> _Data listing_
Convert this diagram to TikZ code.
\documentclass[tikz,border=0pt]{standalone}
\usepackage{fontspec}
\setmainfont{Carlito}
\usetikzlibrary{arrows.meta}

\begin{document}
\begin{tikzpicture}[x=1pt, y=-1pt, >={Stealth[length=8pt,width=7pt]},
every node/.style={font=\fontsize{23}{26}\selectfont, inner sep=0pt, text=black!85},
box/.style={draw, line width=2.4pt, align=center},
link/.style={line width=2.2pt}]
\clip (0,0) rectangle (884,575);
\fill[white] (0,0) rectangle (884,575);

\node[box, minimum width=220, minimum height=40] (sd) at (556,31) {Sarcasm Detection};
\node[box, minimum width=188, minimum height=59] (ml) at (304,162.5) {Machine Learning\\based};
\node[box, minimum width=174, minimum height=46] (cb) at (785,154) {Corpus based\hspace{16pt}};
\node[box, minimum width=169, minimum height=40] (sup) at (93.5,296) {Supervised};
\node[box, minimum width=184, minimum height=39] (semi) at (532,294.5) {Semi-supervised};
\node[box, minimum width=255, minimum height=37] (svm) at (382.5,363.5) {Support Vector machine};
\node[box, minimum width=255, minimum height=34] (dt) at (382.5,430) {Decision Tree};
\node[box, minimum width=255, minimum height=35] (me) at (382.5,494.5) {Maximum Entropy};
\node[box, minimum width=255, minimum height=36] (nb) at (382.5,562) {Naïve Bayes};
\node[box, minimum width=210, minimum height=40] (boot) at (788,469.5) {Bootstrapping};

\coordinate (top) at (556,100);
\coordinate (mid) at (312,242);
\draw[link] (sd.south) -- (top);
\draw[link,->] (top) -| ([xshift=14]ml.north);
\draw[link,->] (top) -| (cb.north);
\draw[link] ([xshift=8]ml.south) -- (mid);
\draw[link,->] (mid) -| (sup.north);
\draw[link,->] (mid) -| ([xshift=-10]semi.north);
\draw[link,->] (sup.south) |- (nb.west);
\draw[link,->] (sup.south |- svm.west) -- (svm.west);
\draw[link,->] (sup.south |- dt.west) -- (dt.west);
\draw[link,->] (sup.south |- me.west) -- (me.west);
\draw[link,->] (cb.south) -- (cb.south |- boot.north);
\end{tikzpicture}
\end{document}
--
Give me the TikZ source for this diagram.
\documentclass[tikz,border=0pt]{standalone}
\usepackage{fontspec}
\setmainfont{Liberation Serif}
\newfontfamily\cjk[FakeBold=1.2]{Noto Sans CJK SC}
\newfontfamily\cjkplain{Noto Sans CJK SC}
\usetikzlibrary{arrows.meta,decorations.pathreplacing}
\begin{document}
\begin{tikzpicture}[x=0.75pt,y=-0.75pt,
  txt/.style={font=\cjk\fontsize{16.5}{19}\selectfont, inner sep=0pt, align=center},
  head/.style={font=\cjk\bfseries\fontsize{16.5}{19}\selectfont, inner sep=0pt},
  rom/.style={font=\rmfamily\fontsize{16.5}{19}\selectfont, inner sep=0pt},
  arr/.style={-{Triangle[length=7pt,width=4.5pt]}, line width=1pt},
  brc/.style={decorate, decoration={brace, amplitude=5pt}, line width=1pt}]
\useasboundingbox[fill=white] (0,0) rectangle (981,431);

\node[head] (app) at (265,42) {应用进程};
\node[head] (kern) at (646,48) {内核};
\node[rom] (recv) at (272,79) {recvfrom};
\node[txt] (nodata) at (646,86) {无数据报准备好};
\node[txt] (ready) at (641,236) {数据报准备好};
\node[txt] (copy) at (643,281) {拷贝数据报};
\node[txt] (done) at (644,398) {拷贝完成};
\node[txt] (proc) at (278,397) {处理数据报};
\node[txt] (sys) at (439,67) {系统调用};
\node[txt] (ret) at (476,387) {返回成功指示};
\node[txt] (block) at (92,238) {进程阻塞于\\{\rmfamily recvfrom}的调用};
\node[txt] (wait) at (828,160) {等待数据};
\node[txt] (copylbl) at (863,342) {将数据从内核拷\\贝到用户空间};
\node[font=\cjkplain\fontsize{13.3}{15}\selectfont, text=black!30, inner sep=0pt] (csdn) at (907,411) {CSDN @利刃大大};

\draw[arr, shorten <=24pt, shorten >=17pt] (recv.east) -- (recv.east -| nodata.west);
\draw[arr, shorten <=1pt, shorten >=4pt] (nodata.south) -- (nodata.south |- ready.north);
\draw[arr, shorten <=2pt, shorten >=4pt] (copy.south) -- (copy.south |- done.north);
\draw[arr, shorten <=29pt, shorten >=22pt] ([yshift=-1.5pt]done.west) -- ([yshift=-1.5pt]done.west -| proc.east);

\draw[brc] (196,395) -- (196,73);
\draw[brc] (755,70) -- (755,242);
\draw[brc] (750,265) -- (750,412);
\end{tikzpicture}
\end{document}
--
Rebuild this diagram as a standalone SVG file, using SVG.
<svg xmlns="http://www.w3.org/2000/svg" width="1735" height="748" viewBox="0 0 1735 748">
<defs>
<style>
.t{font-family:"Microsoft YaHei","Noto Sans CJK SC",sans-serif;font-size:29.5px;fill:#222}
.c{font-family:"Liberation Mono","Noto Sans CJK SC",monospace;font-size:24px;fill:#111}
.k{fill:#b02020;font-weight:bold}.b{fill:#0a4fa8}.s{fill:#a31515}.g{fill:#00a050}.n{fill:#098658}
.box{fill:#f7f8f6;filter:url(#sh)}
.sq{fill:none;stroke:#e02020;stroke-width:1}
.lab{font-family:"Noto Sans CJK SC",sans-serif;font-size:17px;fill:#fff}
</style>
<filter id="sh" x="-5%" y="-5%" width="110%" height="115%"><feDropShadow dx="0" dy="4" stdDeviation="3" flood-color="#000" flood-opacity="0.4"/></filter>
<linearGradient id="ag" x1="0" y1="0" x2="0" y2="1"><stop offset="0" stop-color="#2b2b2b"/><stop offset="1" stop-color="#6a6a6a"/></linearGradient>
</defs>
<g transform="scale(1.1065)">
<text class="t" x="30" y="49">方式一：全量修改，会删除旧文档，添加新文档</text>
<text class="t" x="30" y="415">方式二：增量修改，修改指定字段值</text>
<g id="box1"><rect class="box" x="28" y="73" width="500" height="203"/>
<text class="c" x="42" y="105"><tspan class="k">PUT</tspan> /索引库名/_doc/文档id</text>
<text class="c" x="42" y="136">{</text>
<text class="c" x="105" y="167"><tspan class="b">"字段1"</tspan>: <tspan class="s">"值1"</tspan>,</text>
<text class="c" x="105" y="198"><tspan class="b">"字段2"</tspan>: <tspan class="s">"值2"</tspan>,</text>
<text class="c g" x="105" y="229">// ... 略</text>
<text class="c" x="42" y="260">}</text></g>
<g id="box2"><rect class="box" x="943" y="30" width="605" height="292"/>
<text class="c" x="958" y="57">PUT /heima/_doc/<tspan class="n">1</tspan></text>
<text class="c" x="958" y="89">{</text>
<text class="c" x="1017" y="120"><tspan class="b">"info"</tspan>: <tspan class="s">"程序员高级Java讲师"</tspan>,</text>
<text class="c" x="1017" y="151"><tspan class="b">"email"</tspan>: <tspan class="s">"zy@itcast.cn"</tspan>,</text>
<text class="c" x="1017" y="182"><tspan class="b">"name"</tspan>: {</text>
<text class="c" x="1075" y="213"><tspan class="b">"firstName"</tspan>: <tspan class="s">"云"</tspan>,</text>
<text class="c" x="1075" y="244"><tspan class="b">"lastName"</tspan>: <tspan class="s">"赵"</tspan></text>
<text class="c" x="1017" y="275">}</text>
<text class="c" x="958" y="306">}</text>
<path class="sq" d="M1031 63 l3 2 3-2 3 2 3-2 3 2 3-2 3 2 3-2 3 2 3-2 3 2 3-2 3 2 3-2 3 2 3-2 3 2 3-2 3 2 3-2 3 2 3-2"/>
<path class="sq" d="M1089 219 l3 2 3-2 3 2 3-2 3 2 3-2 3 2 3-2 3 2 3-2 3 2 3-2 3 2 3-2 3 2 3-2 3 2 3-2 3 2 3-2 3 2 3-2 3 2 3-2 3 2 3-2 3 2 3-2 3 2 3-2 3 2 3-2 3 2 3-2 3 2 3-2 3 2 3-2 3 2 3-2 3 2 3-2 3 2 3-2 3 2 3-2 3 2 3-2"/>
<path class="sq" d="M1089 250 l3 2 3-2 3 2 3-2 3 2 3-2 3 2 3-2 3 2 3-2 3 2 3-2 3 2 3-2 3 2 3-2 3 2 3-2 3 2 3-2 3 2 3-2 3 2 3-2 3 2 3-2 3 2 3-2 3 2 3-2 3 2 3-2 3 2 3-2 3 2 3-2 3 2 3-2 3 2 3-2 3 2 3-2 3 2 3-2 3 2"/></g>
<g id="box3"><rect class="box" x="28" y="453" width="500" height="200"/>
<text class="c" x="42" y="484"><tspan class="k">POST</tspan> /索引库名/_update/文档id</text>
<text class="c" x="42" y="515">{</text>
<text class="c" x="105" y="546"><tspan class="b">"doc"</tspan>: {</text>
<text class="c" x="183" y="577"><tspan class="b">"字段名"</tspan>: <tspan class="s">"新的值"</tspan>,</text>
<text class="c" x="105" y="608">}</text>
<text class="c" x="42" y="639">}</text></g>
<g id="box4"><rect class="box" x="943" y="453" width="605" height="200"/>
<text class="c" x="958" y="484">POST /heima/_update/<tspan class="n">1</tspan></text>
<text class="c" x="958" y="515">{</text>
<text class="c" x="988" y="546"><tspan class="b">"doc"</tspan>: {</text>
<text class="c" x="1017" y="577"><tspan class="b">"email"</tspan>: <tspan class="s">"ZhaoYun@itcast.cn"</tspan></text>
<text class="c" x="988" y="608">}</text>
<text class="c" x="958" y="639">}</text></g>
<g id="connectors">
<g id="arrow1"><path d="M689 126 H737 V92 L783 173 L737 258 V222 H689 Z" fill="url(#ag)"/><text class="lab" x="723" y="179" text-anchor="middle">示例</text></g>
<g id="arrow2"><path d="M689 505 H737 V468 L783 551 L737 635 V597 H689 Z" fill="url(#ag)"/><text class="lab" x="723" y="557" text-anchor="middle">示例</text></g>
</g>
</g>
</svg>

> _Exercise requirements_
Copy every line in the records above that contains the word "diagram".

> _Response to the exercise_
Convert this diagram to TikZ code.
Give me the TikZ source for this diagram.
Rebuild this diagram as a standalone SVG file, using SVG.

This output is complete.